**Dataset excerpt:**
↓

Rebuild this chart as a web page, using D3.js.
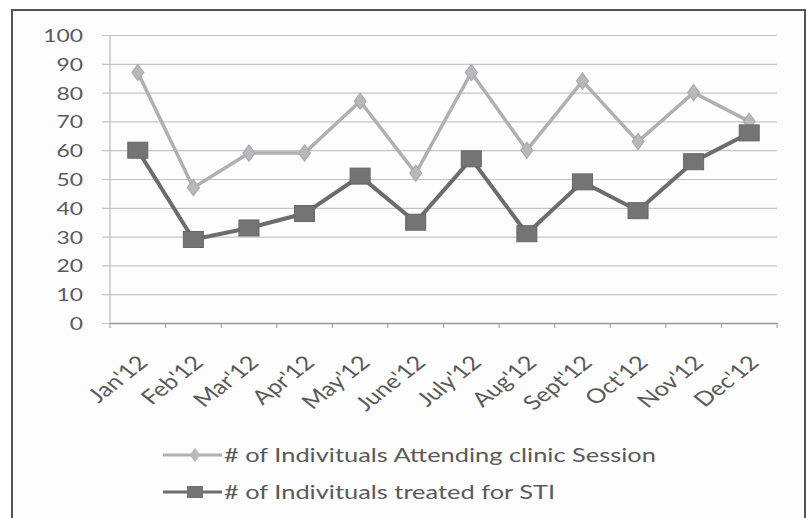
<!DOCTYPE html>
<html>
<head>
<meta charset="utf-8">
<script src="https://cdn.jsdelivr.net/npm/d3@7"></script>
<style>
  body { margin: 0; background: #fff; }
  svg { display: block; }
</style>
</head>
<body>
<div></div>
<script>
var months = ["Jan'12", "Feb'12", "Mar'12", "Apr'12", "May'12", "June'12",
              "July'12", "Aug'12", "Sept'12", "Oct'12", "Nov'12", "Dec'12"];
var attending = [87, 47, 59, 59, 77, 52, 87, 60, 84, 63, 80, 70];
var treated = [60, 29, 33, 38, 51, 35, 57, 31, 49, 39, 56, 66];
var yTicks = [0, 10, 20, 30, 40, 50, 60, 70, 80, 90, 100];
var legendNames = ["# of Indivituals Attending clinic Session", "# of Indivituals treated for STI"];

var width = 807;
var height = 518;
var plot = { left: 110, right: 777, top: 35, bottom: 323 };
var stretch = 1.27; // the scanned picture is wider than tall

var svg = d3.select('div').append('svg').attr('width', width).attr('height', height);

// chart frame
svg.append('rect')
    .attr('x', 12).attr('y', 10)
    .attr('width', 793).attr('height', 530)
    .attr('fill', '#fdfdfd')
    .attr('stroke', '#555').attr('stroke-width', 2);

var x = d3.scaleBand().domain(months).range([plot.left, plot.right]);
var y = d3.scaleLinear().domain([0, 100]).range([plot.bottom, plot.top]);
var cx = function (i) { return x(months[i]) + x.bandwidth() / 2; };

// gridlines + y axis
var yAxis = d3.axisLeft(y).tickValues(yTicks).tickSize(plot.right - plot.left + 8);
var gy = svg.append('g').attr('transform', 'translate(' + plot.right + ',0)').call(yAxis);
gy.select('.domain').remove();
gy.selectAll('.tick line').attr('stroke', '#c4c4c4').attr('stroke-width', 1.2);
gy.selectAll('.tick text')
    .attr('fill', '#5a5a5a')
    .attr('x', 0)
    .attr('dy', '0.36em')
    .attr('transform', 'translate(' + (83 - plot.right) + ',0) scale(' + stretch + ',1)')
    .style('font-family', 'Lato')
    .style('font-size', '18px');

svg.append('line')
    .attr('x1', plot.left).attr('x2', plot.left)
    .attr('y1', plot.top).attr('y2', plot.bottom)
    .attr('stroke', '#bbb').attr('stroke-width', 1.2);

// x axis
var xAxis = d3.axisBottom(x).tickSize(0).tickPadding(0);
var gx = svg.append('g').attr('transform', 'translate(0,' + plot.bottom + ')').call(xAxis);
gx.select('.domain').attr('stroke', '#999').attr('stroke-width', 1.5);
gx.selectAll('.tick text')
    .attr('fill', '#5a5a5a')
    .attr('y', 0)
    .attr('dy', '0.35em')
    .attr('text-anchor', 'end')
    .attr('transform', 'translate(5,36) scale(' + stretch + ',1) rotate(-45)')
    .style('font-family', 'Lato')
    .style('font-size', '20px');

var bounds = months.map(function (m) { return x(m); }).concat([plot.right]);
svg.append('g').selectAll('line').data(bounds).enter().append('line')
    .attr('x1', function (d) { return d; }).attr('x2', function (d) { return d; })
    .attr('y1', plot.bottom).attr('y2', plot.bottom + 5)
    .attr('stroke', '#999').attr('stroke-width', 1);

var line = d3.line()
    .x(function (d, i) { return cx(i); })
    .y(function (d) { return y(d); });

// attending series
svg.append('path').datum(attending)
    .attr('d', line).attr('fill', 'none')
    .attr('stroke', '#b0b0b0').attr('stroke-width', 3.5);
svg.append('g').selectAll('path').data(attending).enter().append('path')
    .attr('d', d3.symbol().type(d3.symbolDiamond).size(75))
    .attr('transform', function (d, i) { return 'translate(' + cx(i) + ',' + y(d) + ') scale(' + stretch + ',1)'; })
    .attr('fill', '#b9b9bd').attr('stroke', '#aaa');

// treated series
svg.append('path').datum(treated)
    .attr('d', line).attr('fill', 'none')
    .attr('stroke', '#6c6c6c').attr('stroke-width', 4);
svg.append('g').selectAll('rect').data(treated).enter().append('rect')
    .attr('x', function (d, i) { return cx(i) - 10; })
    .attr('y', function (d) { return y(d) - 8; })
    .attr('width', 20).attr('height', 16)
    .attr('fill', '#747474').attr('stroke', '#666');

// legend
var legendY = [455, 492];
var lg = svg.append('g');
lg.selectAll('line').data(legendY).enter().append('line')
    .attr('x1', 163).attr('x2', 222)
    .attr('y1', function (d) { return d; }).attr('y2', function (d) { return d; })
    .attr('stroke', function (d, i) { return i === 0 ? '#b0b0b0' : '#6c6c6c'; })
    .attr('stroke-width', 3);
lg.append('path')
    .attr('d', d3.symbol().type(d3.symbolDiamond).size(60))
    .attr('transform', 'translate(195,' + legendY[0] + ') scale(' + stretch + ',1)')
    .attr('fill', '#b9b9bd');
lg.append('rect')
    .attr('x', 187).attr('y', legendY[1] - 6)
    .attr('width', 16).attr('height', 12)
    .attr('fill', '#747474');
lg.selectAll('text').data(legendNames).enter().append('text')
    .attr('x', 0)
    .attr('dy', '0.35em')
    .attr('transform', function (d, i) { return 'translate(224,' + legendY[i] + ') scale(' + stretch + ',1)'; })
    .attr('fill', '#5a5a5a')
    .style('font-family', 'Lato')
    .style('font-size', '20px')
    .text(function (d) { return d; });
</script>
</body>
</html>
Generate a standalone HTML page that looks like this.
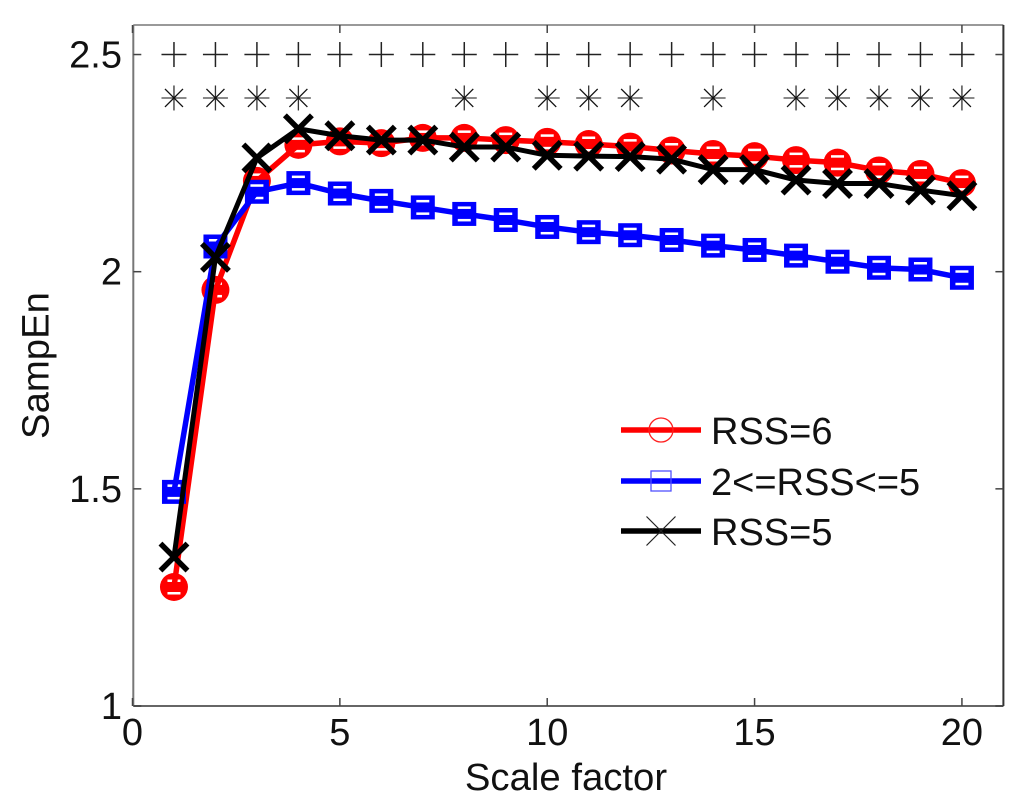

↑

**Prompt:**
All the lines above are to be given again exactly as they read, with the pictures removed.

**Task response:**
Rebuild this chart as a web page, using D3.js.
<!DOCTYPE html>
<html>
<head>
<meta charset="utf-8">
<script src="https://cdn.jsdelivr.net/npm/d3@7"></script>
<style>
  body { margin: 0; background: #fff; }
  svg { display: block; }
</style>
</head>
<body>
<div></div>
<script>
var months = ["Jan'12", "Feb'12", "Mar'12", "Apr'12", "May'12", "June'12",
              "July'12", "Aug'12", "Sept'12", "Oct'12", "Nov'12", "Dec'12"];
var attending = [87, 47, 59, 59, 77, 52, 87, 60, 84, 63, 80, 70];
var treated = [60, 29, 33, 38, 51, 35, 57, 31, 49, 39, 56, 66];
var yTicks = [0, 10, 20, 30, 40, 50, 60, 70, 80, 90, 100];
var legendNames = ["# of Indivituals Attending clinic Session", "# of Indivituals treated for STI"];

var width = 807;
var height = 518;
var plot = { left: 110, right: 777, top: 35, bottom: 323 };
var stretch = 1.27; // the scanned picture is wider than tall

var svg = d3.select('div').append('svg').attr('width', width).attr('height', height);

// chart frame
svg.append('rect')
    .attr('x', 12).attr('y', 10)
    .attr('width', 793).attr('height', 530)
    .attr('fill', '#fdfdfd')
    .attr('stroke', '#555').attr('stroke-width', 2);

var x = d3.scaleBand().domain(months).range([plot.left, plot.right]);
var y = d3.scaleLinear().domain([0, 100]).range([plot.bottom, plot.top]);
var cx = function (i) { return x(months[i]) + x.bandwidth() / 2; };

// gridlines + y axis
var yAxis = d3.axisLeft(y).tickValues(yTicks).tickSize(plot.right - plot.left + 8);
var gy = svg.append('g').attr('transform', 'translate(' + plot.right + ',0)').call(yAxis);
gy.select('.domain').remove();
gy.selectAll('.tick line').attr('stroke', '#c4c4c4').attr('stroke-width', 1.2);
gy.selectAll('.tick text')
    .attr('fill', '#5a5a5a')
    .attr('x', 0)
    .attr('dy', '0.36em')
    .attr('transform', 'translate(' + (83 - plot.right) + ',0) scale(' + stretch + ',1)')
    .style('font-family', 'Lato')
    .style('font-size', '18px');

svg.append('line')
    .attr('x1', plot.left).attr('x2', plot.left)
    .attr('y1', plot.top).attr('y2', plot.bottom)
    .attr('stroke', '#bbb').attr('stroke-width', 1.2);

// x axis
var xAxis = d3.axisBottom(x).tickSize(0).tickPadding(0);
var gx = svg.append('g').attr('transform', 'translate(0,' + plot.bottom + ')').call(xAxis);
gx.select('.domain').attr('stroke', '#999').attr('stroke-width', 1.5);
gx.selectAll('.tick text')
    .attr('fill', '#5a5a5a')
    .attr('y', 0)
    .attr('dy', '0.35em')
    .attr('text-anchor', 'end')
    .attr('transform', 'translate(5,36) scale(' + stretch + ',1) rotate(-45)')
    .style('font-family', 'Lato')
    .style('font-size', '20px');

var bounds = months.map(function (m) { return x(m); }).concat([plot.right]);
svg.append('g').selectAll('line').data(bounds).enter().append('line')
    .attr('x1', function (d) { return d; }).attr('x2', function (d) { return d; })
    .attr('y1', plot.bottom).attr('y2', plot.bottom + 5)
    .attr('stroke', '#999').attr('stroke-width', 1);

var line = d3.line()
    .x(function (d, i) { return cx(i); })
    .y(function (d) { return y(d); });

// attending series
svg.append('path').datum(attending)
    .attr('d', line).attr('fill', 'none')
    .attr('stroke', '#b0b0b0').attr('stroke-width', 3.5);
svg.append('g').selectAll('path').data(attending).enter().append('path')
    .attr('d', d3.symbol().type(d3.symbolDiamond).size(75))
    .attr('transform', function (d, i) { return 'translate(' + cx(i) + ',' + y(d) + ') scale(' + stretch + ',1)'; })
    .attr('fill', '#b9b9bd').attr('stroke', '#aaa');

// treated series
svg.append('path').datum(treated)
    .attr('d', line).attr('fill', 'none')
    .attr('stroke', '#6c6c6c').attr('stroke-width', 4);
svg.append('g').selectAll('rect').data(treated).enter().append('rect')
    .attr('x', function (d, i) { return cx(i) - 10; })
    .attr('y', function (d) { return y(d) - 8; })
    .attr('width', 20).attr('height', 16)
    .attr('fill', '#747474').attr('stroke', '#666');

// legend
var legendY = [455, 492];
var lg = svg.append('g');
lg.selectAll('line').data(legendY).enter().append('line')
    .attr('x1', 163).attr('x2', 222)
    .attr('y1', function (d) { return d; }).attr('y2', function (d) { return d; })
    .attr('stroke', function (d, i) { return i === 0 ? '#b0b0b0' : '#6c6c6c'; })
    .attr('stroke-width', 3);
lg.append('path')
    .attr('d', d3.symbol().type(d3.symbolDiamond).size(60))
    .attr('transform', 'translate(195,' + legendY[0] + ') scale(' + stretch + ',1)')
    .attr('fill', '#b9b9bd');
lg.append('rect')
    .attr('x', 187).attr('y', legendY[1] - 6)
    .attr('width', 16).attr('height', 12)
    .attr('fill', '#747474');
lg.selectAll('text').data(legendNames).enter().append('text')
    .attr('x', 0)
    .attr('dy', '0.35em')
    .attr('transform', function (d, i) { return 'translate(224,' + legendY[i] + ') scale(' + stretch + ',1)'; })
    .attr('fill', '#5a5a5a')
    .style('font-family', 'Lato')
    .style('font-size', '20px')
    .text(function (d) { return d; });
</script>
</body>
</html>
Generate a standalone HTML page that looks like this.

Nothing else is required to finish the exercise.